Se juraron que no volvería a suceder, y crearon una estructura internacional que comprendía las Naciones Unidas, el FMI, el Banco Mundial y el GATT, ahora la OMC, a fin de lograr ese objetivo pacífico y esa noble visión.

¿Somos tan buenos como nuestros padres? ¿Podemos ver más allá de las estrechas instrucciones que se escriben en las distantes capitales?

Lo que hay que decidir es si nos adentramos decididamente en el próximo milenio con confianza, compasión y visión o avanzamos con dificultad atrapados en una marisma de indecisiones y paralizados por intereses creados. Les pido que piensen en esos valientes hombres y mujeres de la década del cuarenta y en otros que más recientemente hicieron caer los muros de la opresión política y económica.

Piensen con comprensión en aquellos que, de todas formas, nunca han tenido mucho. Aquellos que han venido aquí desde los países más pobres, las islas y valles más lejanos y que simplemente quieren una oportunidad. No desean favores, sino una oportunidad.
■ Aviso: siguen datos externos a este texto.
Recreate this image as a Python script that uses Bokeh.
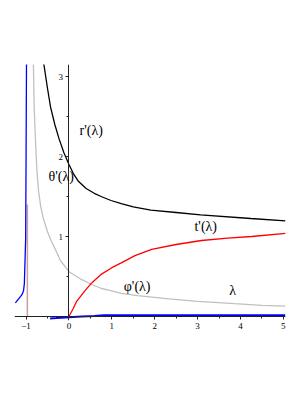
from bokeh.plotting import figure
from bokeh.models import LinearAxis, FixedTicker, Label, CustomJSTickFormatter
from bokeh.embed import file_html
from bokeh.resources import INLINE

# r'(lambda) – black
r_lam = [-0.59, -0.5, -0.43, -0.33, -0.23, -0.12, 0.0, 0.1, 0.22, 0.4, 0.59, 0.75, 0.98, 1.22, 1.5, 1.91, 2.5, 3.07, 4.24, 5.05]
r_val = [3.17, 2.85, 2.62, 2.4, 2.22, 2.05, 1.9, 1.79, 1.69, 1.6, 1.54, 1.5, 1.45, 1.41, 1.37, 1.33, 1.3, 1.27, 1.225, 1.195]

# phi'(lambda) – light gray
phi_lam = [-0.83, -0.81, -0.78, -0.75, -0.71, -0.66, -0.6, -0.5, -0.41, -0.3, -0.2, 0.0, 0.3, 0.53, 0.76, 1.0, 1.22, 1.6, 2.33, 3.0, 3.86, 4.5, 5.05]
phi_val = [3.17, 2.6, 2.19, 1.85, 1.57, 1.38, 1.23, 1.06, 0.94, 0.82, 0.7, 0.56, 0.46, 0.40, 0.35, 0.32, 0.29, 0.26, 0.22, 0.19, 0.16, 0.14, 0.13]

# t'(lambda) – red
t_lam = [0.0, 0.1, 0.18, 0.37, 0.53, 0.76, 1.0, 1.22, 1.54, 1.93, 2.5, 3.09, 3.7, 4.26, 5.05]
t_val = [0.0, 0.1, 0.19, 0.32, 0.42, 0.53, 0.61, 0.67, 0.76, 0.84, 0.9, 0.95, 0.98, 1.0, 1.04]
t_left_lam = [-0.97, -0.97]
t_left_val = [0.0, 1.4]

# theta'(lambda) – blue
th_left_lam = [-0.99, -1.0, -1.01, -1.03, -1.04, -1.06, -1.1, -1.16, -1.25]
th_left_val = [3.2, 2.0, 0.97, 0.6, 0.41, 0.32, 0.27, 0.23, 0.17]
th_right_lam = [-0.44, -0.3, -0.18, 0.0, 0.3, 0.59, 0.82, 1.0, 2.0, 3.0, 4.0, 5.05]
th_right_val = [-0.025, -0.02, -0.015, -0.01, 0.0, 0.006, 0.015, 0.016, 0.016, 0.016, 0.016, 0.016]

x_major = [-1, 0, 1, 2, 3, 4, 5]
x_minor = [-0.5, 0.5, 1.5, 2.5, 3.5, 4.5]
y_major = [1, 2, 3]
y_minor = [0.5, 1.5, 2.5]

p = figure(frame_width=271, frame_height=256,
           x_range=(-1.27, 5.05), y_range=(-0.05, 3.15),
           output_backend="svg", toolbar_location=None,
           x_axis_type=None, y_axis_type=None,
           min_border_left=14, min_border_top=64, min_border_right=8, min_border_bottom=52)
p.grid.visible = False
p.outline_line_color = None
p.background_fill_color = "white"

lw = 1.3
p.line(t_left_lam, t_left_val, line_color="#c8a0a0", line_width=1.5)
p.line(phi_lam, phi_val, line_color="#c0c0c0", line_width=lw)
p.line(r_lam, r_val, line_color="black", line_width=lw)
p.line(t_lam, t_val, line_color="#ff0000", line_width=lw)
p.line(th_left_lam, th_left_val, line_color="#0000ff", line_width=lw)
p.line(th_right_lam, th_right_val, line_color="#0000ff", line_width=2)

fmt = CustomJSTickFormatter(code="return tick < 0 ? '\\u2212' + (-tick).toString() : tick.toString();")

def style(ax):
    ax.axis_line_color = "#222222"
    ax.axis_line_width = 1
    ax.major_tick_line_color = "#222222"
    ax.minor_tick_line_color = "#222222"
    ax.major_tick_in = 0
    ax.major_tick_out = 3
    ax.minor_tick_in = 0
    ax.minor_tick_out = 2
    ax.major_label_text_font = "Liberation Serif"
    ax.major_label_text_font_size = "9px"
    ax.major_label_text_color = "black"
    ax.major_label_standoff = 3
    ax.formatter = fmt

# axis line and ticks crossing at the origin
xaxis = LinearAxis(ticker=FixedTicker(ticks=x_major, minor_ticks=x_minor),
                   fixed_location=0)
style(xaxis)
xaxis.major_label_text_alpha = 0
p.add_layout(xaxis, "below")

# x tick labels just below the frame
xlab = LinearAxis(ticker=FixedTicker(ticks=x_major, minor_ticks=[]))
style(xlab)
xlab.axis_line_color = None
xlab.major_tick_line_color = None
xlab.minor_tick_line_color = None
xlab.major_tick_out = 0
xlab.minor_tick_out = 0
xlab.major_label_standoff = 2
p.add_layout(xlab, "below")

yaxis = LinearAxis(ticker=FixedTicker(ticks=y_major, minor_ticks=y_minor),
                   fixed_location=0)
style(yaxis)
p.add_layout(yaxis, "left")

labels = [("r'(\u03bb)", 0.52, 2.33), ("\u03b8'(\u03bb)", -0.18, 1.75),
          ("t'(\u03bb)", 3.19, 1.13), ("\u03c6'(\u03bb)", 1.59, 0.38),
          ("\u03bb", 3.82, 0.32)]
for txt, lx, ly in labels:
    p.add_layout(Label(x=lx, y=ly, text=txt, text_font="Liberation Serif",
                       text_font_size="14px", text_color="black",
                       text_align="center", text_baseline="middle"))

open("out.html", "w").write(file_html(p, INLINE))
Si queremos que Seattle sea un fracaso, simplemente no tenemos que hacer nada. Podemos volver a las capitales sin que nuestros intereses se hayan visto afectados por ningún compromiso. Podemos decir a los ciudadanos de nuestros países que defendimos su postura hasta en los más mínimos detalles. Pero ¿qué significaría eso? ¿Aplaudiríamos que se haya impedido a los países en desarrollo obtener un trato más equitativo, que se deje un mundo más inseguro e inestable, que se haya parado el progreso? Sería lo mismo que aplaudir que Europa NO se hubiera ampliado. Sería como alegrarse de que se estuviera construyendo un nuevo muro de Berlín.

Pronto se iniciará un nuevo año, se iniciará un nuevo siglo, llegará un nuevo milenio. Recibámoslo con confianza. Yo lo hago, porque hay demasiado en juego para que titubeemos, seamos tímidos o fracasemos.